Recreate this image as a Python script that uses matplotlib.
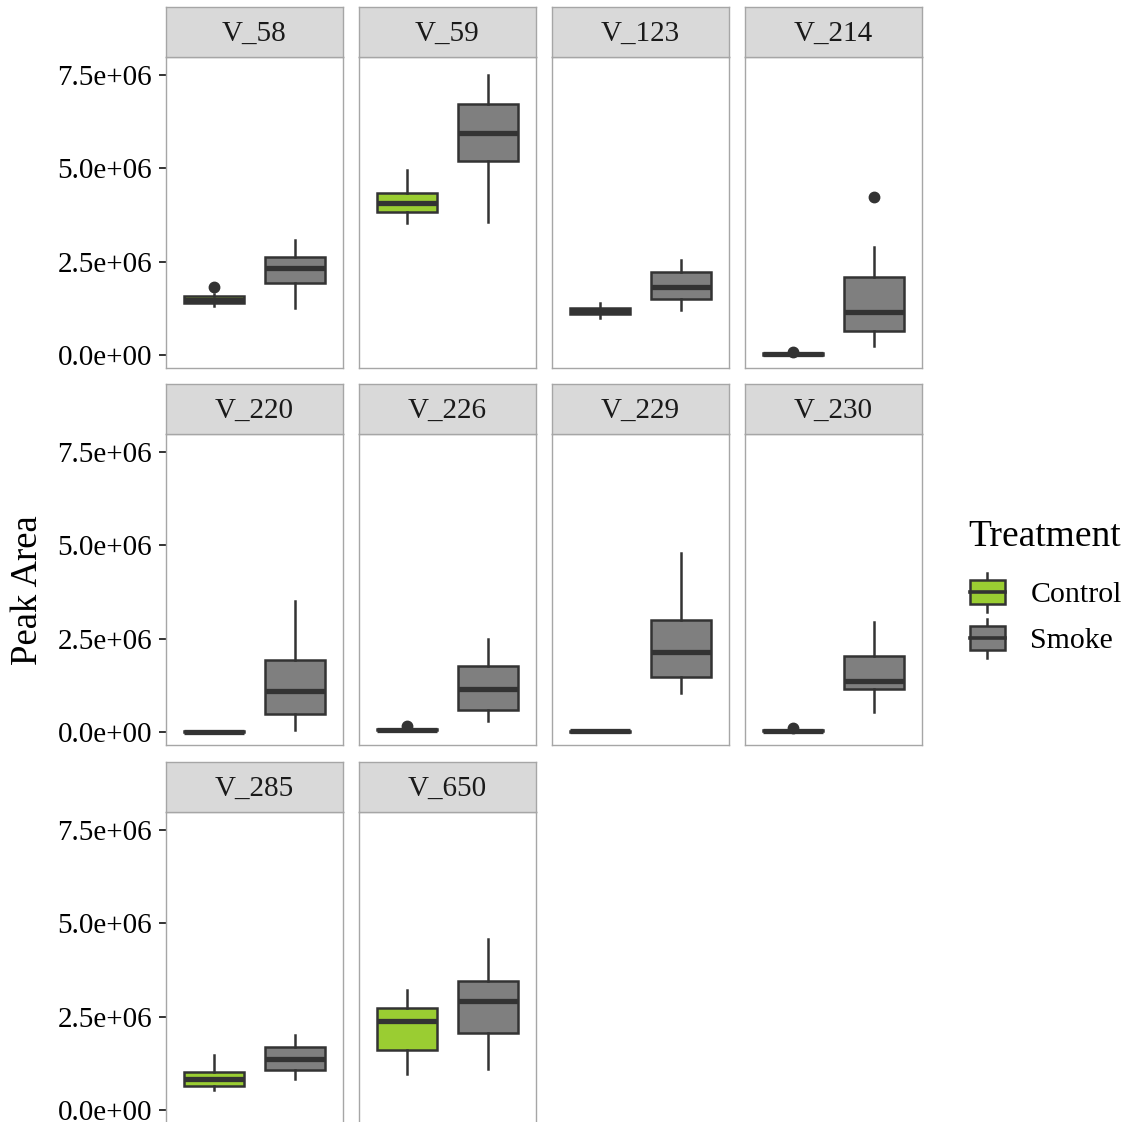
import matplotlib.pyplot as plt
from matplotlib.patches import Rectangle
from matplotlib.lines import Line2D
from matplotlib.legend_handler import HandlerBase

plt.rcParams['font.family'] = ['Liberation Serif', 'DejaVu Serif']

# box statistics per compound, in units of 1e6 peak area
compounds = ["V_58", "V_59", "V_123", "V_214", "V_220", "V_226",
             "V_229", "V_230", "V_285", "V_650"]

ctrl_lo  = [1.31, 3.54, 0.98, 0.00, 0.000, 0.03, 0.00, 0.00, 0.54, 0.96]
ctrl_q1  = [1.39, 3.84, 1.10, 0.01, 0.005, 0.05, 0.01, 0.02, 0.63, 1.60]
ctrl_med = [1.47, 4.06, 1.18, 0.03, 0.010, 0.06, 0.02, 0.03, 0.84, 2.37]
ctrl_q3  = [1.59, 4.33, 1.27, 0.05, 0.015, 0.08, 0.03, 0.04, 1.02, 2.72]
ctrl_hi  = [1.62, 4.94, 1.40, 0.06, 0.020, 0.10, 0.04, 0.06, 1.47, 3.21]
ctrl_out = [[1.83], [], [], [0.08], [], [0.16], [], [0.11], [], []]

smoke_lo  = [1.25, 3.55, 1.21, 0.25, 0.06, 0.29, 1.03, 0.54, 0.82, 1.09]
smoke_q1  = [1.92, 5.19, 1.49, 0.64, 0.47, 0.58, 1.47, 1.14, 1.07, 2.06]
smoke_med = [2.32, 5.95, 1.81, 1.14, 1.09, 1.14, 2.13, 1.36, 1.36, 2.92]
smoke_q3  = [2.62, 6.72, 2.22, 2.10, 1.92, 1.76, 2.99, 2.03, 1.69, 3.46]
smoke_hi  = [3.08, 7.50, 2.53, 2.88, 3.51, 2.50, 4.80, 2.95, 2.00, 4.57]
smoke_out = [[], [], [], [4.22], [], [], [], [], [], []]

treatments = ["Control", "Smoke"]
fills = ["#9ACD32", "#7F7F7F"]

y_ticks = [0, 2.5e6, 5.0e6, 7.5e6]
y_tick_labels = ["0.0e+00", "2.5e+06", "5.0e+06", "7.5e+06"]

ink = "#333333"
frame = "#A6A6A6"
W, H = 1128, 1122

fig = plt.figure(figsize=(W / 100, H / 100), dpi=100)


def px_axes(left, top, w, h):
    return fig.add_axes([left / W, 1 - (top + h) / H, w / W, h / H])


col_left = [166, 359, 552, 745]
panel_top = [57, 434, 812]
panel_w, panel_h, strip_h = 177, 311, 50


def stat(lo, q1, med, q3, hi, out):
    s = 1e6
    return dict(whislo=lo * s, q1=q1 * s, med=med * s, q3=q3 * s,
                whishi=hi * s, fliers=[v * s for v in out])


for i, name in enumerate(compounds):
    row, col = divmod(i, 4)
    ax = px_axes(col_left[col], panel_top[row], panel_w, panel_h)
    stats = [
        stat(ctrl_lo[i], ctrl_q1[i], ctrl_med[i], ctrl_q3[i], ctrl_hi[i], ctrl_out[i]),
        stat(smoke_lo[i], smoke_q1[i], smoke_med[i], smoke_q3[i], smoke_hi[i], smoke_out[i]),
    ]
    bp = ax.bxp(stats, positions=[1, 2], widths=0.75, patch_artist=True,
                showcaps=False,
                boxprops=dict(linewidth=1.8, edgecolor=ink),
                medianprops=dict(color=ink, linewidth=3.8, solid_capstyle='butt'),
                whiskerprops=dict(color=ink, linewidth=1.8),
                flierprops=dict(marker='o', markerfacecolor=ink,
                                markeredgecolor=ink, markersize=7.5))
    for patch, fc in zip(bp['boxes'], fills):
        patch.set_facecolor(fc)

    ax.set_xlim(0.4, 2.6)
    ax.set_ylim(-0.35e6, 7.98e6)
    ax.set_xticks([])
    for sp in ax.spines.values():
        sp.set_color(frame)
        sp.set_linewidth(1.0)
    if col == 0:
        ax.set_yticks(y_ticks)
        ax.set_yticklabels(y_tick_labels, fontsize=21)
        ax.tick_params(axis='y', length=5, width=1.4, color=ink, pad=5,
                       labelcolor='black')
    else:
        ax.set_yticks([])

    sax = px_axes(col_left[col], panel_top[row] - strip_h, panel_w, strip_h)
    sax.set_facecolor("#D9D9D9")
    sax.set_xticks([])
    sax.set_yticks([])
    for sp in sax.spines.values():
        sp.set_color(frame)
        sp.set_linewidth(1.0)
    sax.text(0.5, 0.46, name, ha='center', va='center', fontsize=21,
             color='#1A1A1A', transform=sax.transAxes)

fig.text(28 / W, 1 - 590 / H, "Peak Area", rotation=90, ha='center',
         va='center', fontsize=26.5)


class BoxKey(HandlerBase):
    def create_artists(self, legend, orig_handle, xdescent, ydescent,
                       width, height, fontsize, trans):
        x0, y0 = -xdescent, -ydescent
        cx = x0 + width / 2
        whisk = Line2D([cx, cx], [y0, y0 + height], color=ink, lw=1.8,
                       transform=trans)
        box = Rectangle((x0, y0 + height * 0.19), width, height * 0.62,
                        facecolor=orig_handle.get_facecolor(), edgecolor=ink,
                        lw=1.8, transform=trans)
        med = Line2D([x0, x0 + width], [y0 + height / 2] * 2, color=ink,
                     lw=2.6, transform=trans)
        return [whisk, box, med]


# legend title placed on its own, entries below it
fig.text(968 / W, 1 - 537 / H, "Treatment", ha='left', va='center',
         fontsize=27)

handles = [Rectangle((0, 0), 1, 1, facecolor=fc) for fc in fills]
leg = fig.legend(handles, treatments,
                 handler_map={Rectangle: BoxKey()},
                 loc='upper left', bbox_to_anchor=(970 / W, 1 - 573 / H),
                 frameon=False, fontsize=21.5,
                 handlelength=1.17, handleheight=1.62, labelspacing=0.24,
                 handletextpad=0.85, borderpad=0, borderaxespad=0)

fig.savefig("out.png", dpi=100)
==============================
▶ [Task to carry out] What is needed is an exact reproduction of the data, pictures excluded.

▶ [The response]
Recreate this image as a Python script that uses matplotlib.
import matplotlib.pyplot as plt
from matplotlib.patches import Rectangle
from matplotlib.lines import Line2D
from matplotlib.legend_handler import HandlerBase

plt.rcParams['font.family'] = ['Liberation Serif', 'DejaVu Serif']

# box statistics per compound, in units of 1e6 peak area
compounds = ["V_58", "V_59", "V_123", "V_214", "V_220", "V_226",
             "V_229", "V_230", "V_285", "V_650"]

ctrl_lo  = [1.31, 3.54, 0.98, 0.00, 0.000, 0.03, 0.00, 0.00, 0.54, 0.96]
ctrl_q1  = [1.39, 3.84, 1.10, 0.01, 0.005, 0.05, 0.01, 0.02, 0.63, 1.60]
ctrl_med = [1.47, 4.06, 1.18, 0.03, 0.010, 0.06, 0.02, 0.03, 0.84, 2.37]
ctrl_q3  = [1.59, 4.33, 1.27, 0.05, 0.015, 0.08, 0.03, 0.04, 1.02, 2.72]
ctrl_hi  = [1.62, 4.94, 1.40, 0.06, 0.020, 0.10, 0.04, 0.06, 1.47, 3.21]
ctrl_out = [[1.83], [], [], [0.08], [], [0.16], [], [0.11], [], []]

smoke_lo  = [1.25, 3.55, 1.21, 0.25, 0.06, 0.29, 1.03, 0.54, 0.82, 1.09]
smoke_q1  = [1.92, 5.19, 1.49, 0.64, 0.47, 0.58, 1.47, 1.14, 1.07, 2.06]
smoke_med = [2.32, 5.95, 1.81, 1.14, 1.09, 1.14, 2.13, 1.36, 1.36, 2.92]
smoke_q3  = [2.62, 6.72, 2.22, 2.10, 1.92, 1.76, 2.99, 2.03, 1.69, 3.46]
smoke_hi  = [3.08, 7.50, 2.53, 2.88, 3.51, 2.50, 4.80, 2.95, 2.00, 4.57]
smoke_out = [[], [], [], [4.22], [], [], [], [], [], []]

treatments = ["Control", "Smoke"]
fills = ["#9ACD32", "#7F7F7F"]

y_ticks = [0, 2.5e6, 5.0e6, 7.5e6]
y_tick_labels = ["0.0e+00", "2.5e+06", "5.0e+06", "7.5e+06"]

ink = "#333333"
frame = "#A6A6A6"
W, H = 1128, 1122

fig = plt.figure(figsize=(W / 100, H / 100), dpi=100)


def px_axes(left, top, w, h):
    return fig.add_axes([left / W, 1 - (top + h) / H, w / W, h / H])


col_left = [166, 359, 552, 745]
panel_top = [57, 434, 812]
panel_w, panel_h, strip_h = 177, 311, 50


def stat(lo, q1, med, q3, hi, out):
    s = 1e6
    return dict(whislo=lo * s, q1=q1 * s, med=med * s, q3=q3 * s,
                whishi=hi * s, fliers=[v * s for v in out])


for i, name in enumerate(compounds):
    row, col = divmod(i, 4)
    ax = px_axes(col_left[col], panel_top[row], panel_w, panel_h)
    stats = [
        stat(ctrl_lo[i], ctrl_q1[i], ctrl_med[i], ctrl_q3[i], ctrl_hi[i], ctrl_out[i]),
        stat(smoke_lo[i], smoke_q1[i], smoke_med[i], smoke_q3[i], smoke_hi[i], smoke_out[i]),
    ]
    bp = ax.bxp(stats, positions=[1, 2], widths=0.75, patch_artist=True,
                showcaps=False,
                boxprops=dict(linewidth=1.8, edgecolor=ink),
                medianprops=dict(color=ink, linewidth=3.8, solid_capstyle='butt'),
                whiskerprops=dict(color=ink, linewidth=1.8),
                flierprops=dict(marker='o', markerfacecolor=ink,
                                markeredgecolor=ink, markersize=7.5))
    for patch, fc in zip(bp['boxes'], fills):
        patch.set_facecolor(fc)

    ax.set_xlim(0.4, 2.6)
    ax.set_ylim(-0.35e6, 7.98e6)
    ax.set_xticks([])
    for sp in ax.spines.values():
        sp.set_color(frame)
        sp.set_linewidth(1.0)
    if col == 0:
        ax.set_yticks(y_ticks)
        ax.set_yticklabels(y_tick_labels, fontsize=21)
        ax.tick_params(axis='y', length=5, width=1.4, color=ink, pad=5,
                       labelcolor='black')
    else:
        ax.set_yticks([])

    sax = px_axes(col_left[col], panel_top[row] - strip_h, panel_w, strip_h)
    sax.set_facecolor("#D9D9D9")
    sax.set_xticks([])
    sax.set_yticks([])
    for sp in sax.spines.values():
        sp.set_color(frame)
        sp.set_linewidth(1.0)
    sax.text(0.5, 0.46, name, ha='center', va='center', fontsize=21,
             color='#1A1A1A', transform=sax.transAxes)

fig.text(28 / W, 1 - 590 / H, "Peak Area", rotation=90, ha='center',
         va='center', fontsize=26.5)


class BoxKey(HandlerBase):
    def create_artists(self, legend, orig_handle, xdescent, ydescent,
                       width, height, fontsize, trans):
        x0, y0 = -xdescent, -ydescent
        cx = x0 + width / 2
        whisk = Line2D([cx, cx], [y0, y0 + height], color=ink, lw=1.8,
                       transform=trans)
        box = Rectangle((x0, y0 + height * 0.19), width, height * 0.62,
                        facecolor=orig_handle.get_facecolor(), edgecolor=ink,
                        lw=1.8, transform=trans)
        med = Line2D([x0, x0 + width], [y0 + height / 2] * 2, color=ink,
                     lw=2.6, transform=trans)
        return [whisk, box, med]


# legend title placed on its own, entries below it
fig.text(968 / W, 1 - 537 / H, "Treatment", ha='left', va='center',
         fontsize=27)

handles = [Rectangle((0, 0), 1, 1, facecolor=fc) for fc in fills]
leg = fig.legend(handles, treatments,
                 handler_map={Rectangle: BoxKey()},
                 loc='upper left', bbox_to_anchor=(970 / W, 1 - 573 / H),
                 frameon=False, fontsize=21.5,
                 handlelength=1.17, handleheight=1.62, labelspacing=0.24,
                 handletextpad=0.85, borderpad=0, borderaxespad=0)

fig.savefig("out.png", dpi=100)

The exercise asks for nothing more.